Image credit: Wikimedia Commons users Szczureq/kheider, along with NASA.

Sedna only speeds through its orbit once every 11,000 years, indicating an origin far beyond our inner Solar System, and yet it’s gravitationally bound to us! The key — since it never reaches the Kuiper Belt — is that it never could have interacted with Neptune, indicating an origin in the Oort cloud, the first non-comet ever to be detected from out that far.

But not the last, and not the only one!

Image credit: Scott S. Sheppard / Cerro Tololo Inter-American Observatory.

Say hello to 2012 VP113, whose discovery was just announced a year ago. It has the farthest known period of any object in the Solar System, getting no closer than eighty times the Earth-Sun distance, and getting as distant as more than 440 A.U.

Combined with Sedna and three other objects — 2004 XR190, 2010 GB174 and 2004 VN112 — these bodies have different colors, compositions and orbital properties than all the Kuiper belt objects, indicating a common and different origin for them. 2012 VP113 is the most distant right now, but 2010 GB174 will soon pass it, heading out towards its maximal distance of 673 A.U. from the Sun!

Image credit: NASA, ESA, and A. Feild (STScI), modifications by Lexicon of Wikimedia Commons.

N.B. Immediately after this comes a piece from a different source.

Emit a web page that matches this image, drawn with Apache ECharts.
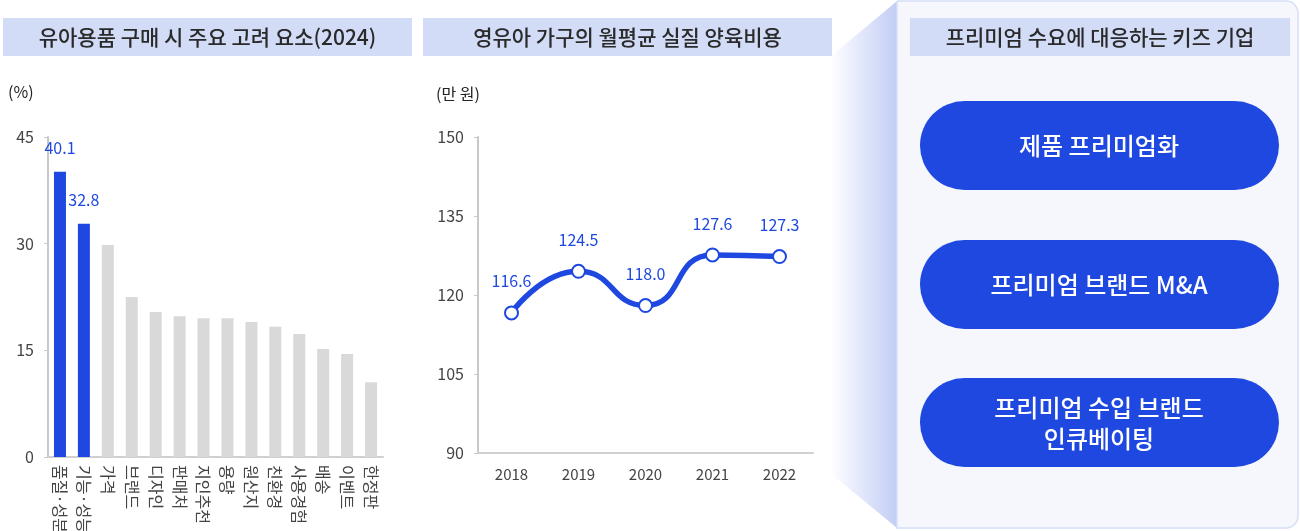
<!DOCTYPE html>
<html>
<head>
<meta charset="utf-8">
<script src="https://cdn.jsdelivr.net/npm/echarts@6/dist/echarts.min.js"></script>
<style>
  html, body { margin: 0; padding: 0; background: #fff; }
  #main { width: 1300px; height: 531px; }
</style>
</head>
<body>
<div id="main"></div>
<script>
// 유아용품 구매 시 주요 고려 요소(2024)
const factorNames = ['품질·성분', '기능·성능', '가격', '브랜드', '디자인', '판매처', '지인추천', '용량', '원산지', '친환경', '사용경험', '배송', '이벤트', '한정판'];
const factorValues = [40.1, 32.8, 29.8, 22.5, 20.4, 19.8, 19.5, 19.5, 19.0, 18.3, 17.3, 15.2, 14.5, 10.5];
const highlightCount = 2;

// 영유아 가구의 월평균 실질 양육비용
const years = ['2018', '2019', '2020', '2021', '2022'];
const costValues = [116.6, 124.5, 118.0, 127.6, 127.3];

// 프리미엄 수요에 대응하는 키즈 기업
const strategies = ['제품 프리미엄화', '프리미엄 브랜드 M&A', '프리미엄 수입 브랜드\n인큐베이팅'];

const BLUE = '#1f48e0';
const FONT = '"Noto Sans CJK KR", "Noto Sans", sans-serif';

const chart = echarts.init(document.getElementById('main'));

const titleBox = (x, w, text) => [
  { type: 'rect', shape: { x: x, y: 18, width: w, height: 38 }, style: { fill: '#d3dcf7' }, z: 10 },
  { type: 'text', x: x + w / 2, y: 37, style: { text: text, fill: '#2a2a2a', font: '500 21px ' + FONT, align: 'center', verticalAlign: 'middle' }, z: 11 },
];

const pillTops = [101, 240, 378];
const pills = [];
strategies.forEach((s, i) => {
  pills.push({ type: 'rect', shape: { x: 920, y: pillTops[i], width: 359, height: 89, r: 44.5 }, style: { fill: BLUE }, z: 10 });
  pills.push({ type: 'text', x: 1099, y: pillTops[i] + 45, style: { text: s, fill: '#fff', font: '500 24px ' + FONT, align: 'center', verticalAlign: 'middle', lineHeight: 31 }, z: 11 });
});

chart.setOption({
  animation: false,
  textStyle: { fontFamily: FONT },
  grid: [
    { left: 48, top: 137, width: 335, height: 320, outerBoundsMode: 'none' },
    { left: 478, top: 137, width: 335, height: 316, outerBoundsMode: 'none' },
  ],
  xAxis: [
    {
      gridIndex: 0, type: 'category', data: factorNames,
      axisLine: { lineStyle: { color: '#d0d0d0', width: 2 } },
      axisTick: { show: false },
      axisLabel: { rotate: -90, color: '#444', fontSize: 16, margin: 8, interval: 0 },
    },
    {
      gridIndex: 1, type: 'category', data: years,
      axisLine: { lineStyle: { color: '#d0d0d0', width: 2 } },
      axisTick: { show: false },
      axisLabel: { color: '#444', fontSize: 15, margin: 14 },
    },
  ],
  yAxis: [
    {
      gridIndex: 0, type: 'value', min: 0, max: 45, interval: 15,
      axisLine: { show: true, lineStyle: { color: '#c8c8c8', width: 2 } },
      axisTick: { show: true, length: 4, lineStyle: { color: '#c8c8c8' } },
      splitLine: { show: false },
      axisLabel: { color: '#444', fontSize: 16, margin: 14 },
    },
    {
      gridIndex: 1, type: 'value', min: 90, max: 150, interval: 15,
      axisLine: { show: true, lineStyle: { color: '#c8c8c8', width: 2 } },
      axisTick: { show: true, length: 4, lineStyle: { color: '#c8c8c8' } },
      splitLine: { show: false },
      axisLabel: { color: '#444', fontSize: 16, margin: 14 },
    },
  ],
  series: [
    {
      type: 'bar', xAxisIndex: 0, yAxisIndex: 0, barWidth: 12,
      data: factorValues.map((v, i) => ({
        value: v,
        itemStyle: { color: i < highlightCount ? BLUE : '#d9d9d9' },
        label: { show: i < highlightCount },
      })),
      label: { position: 'top', distance: 16, color: BLUE, fontSize: 16 },
    },
    {
      type: 'line', xAxisIndex: 1, yAxisIndex: 1, data: costValues,
      smooth: 0.55,
      lineStyle: { color: BLUE, width: 5.5 },
      symbol: 'circle', symbolSize: 13,
      itemStyle: { color: '#fff', borderColor: BLUE, borderWidth: 2 },
      label: { show: true, position: 'top', distance: 16, color: BLUE, fontSize: 16, formatter: p => p.value.toFixed(1) },
    },
  ],
  graphic: [
    {
      type: 'polygon', shape: { points: [[830, 57], [897, 1], [897, 528], [830, 473]] },
      style: { fill: new echarts.graphic.LinearGradient(0, 0, 1, 0, [{ offset: 0, color: '#ffffff' }, { offset: 1, color: '#c2cdf5' }]) },
      z: 5,
    },
    { type: 'rect', shape: { x: 897, y: 1, width: 401, height: 527, r: [0, 12, 12, 0] }, style: { fill: '#f5f7fc', stroke: '#d6def8', lineWidth: 1.5 }, z: 6 },
    ...titleBox(3, 409, '유아용품 구매 시 주요 고려 요소(2024)'),
    ...titleBox(423, 409, '영유아 가구의 월평균 실질 양육비용'),
    ...titleBox(910, 380, '프리미엄 수요에 대응하는 키즈 기업'),
    ...pills,
    { type: 'text', x: 8, y: 92, style: { text: '(%)', fill: '#222', font: '16px ' + FONT, verticalAlign: 'middle' } },
    { type: 'text', x: 436, y: 94, style: { text: '(만 원)', fill: '#222', font: '16px ' + FONT, verticalAlign: 'middle' } },
  ],
});
</script>
</body>
</html>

But Sedna will rule them all. Not only is it the largest Oort cloud object known, but it’s likely (we aren’t sure) in hydrostatic equilibrium, meaning that if it is, it will become the first dwarf planet beyond the Kuiper belt.

Perhaps best of all, Sedna will someday (soon!) pass all the other presently known Oort cloud objects, reaching a maximal distance from the Sun of 936 A.U., or 1.5% of a light year from our Sun. So embrace the farthest objects in our Solar System, and know that the Oort cloud likely has even more surprises in store for us; we’re only just beginning to understand it!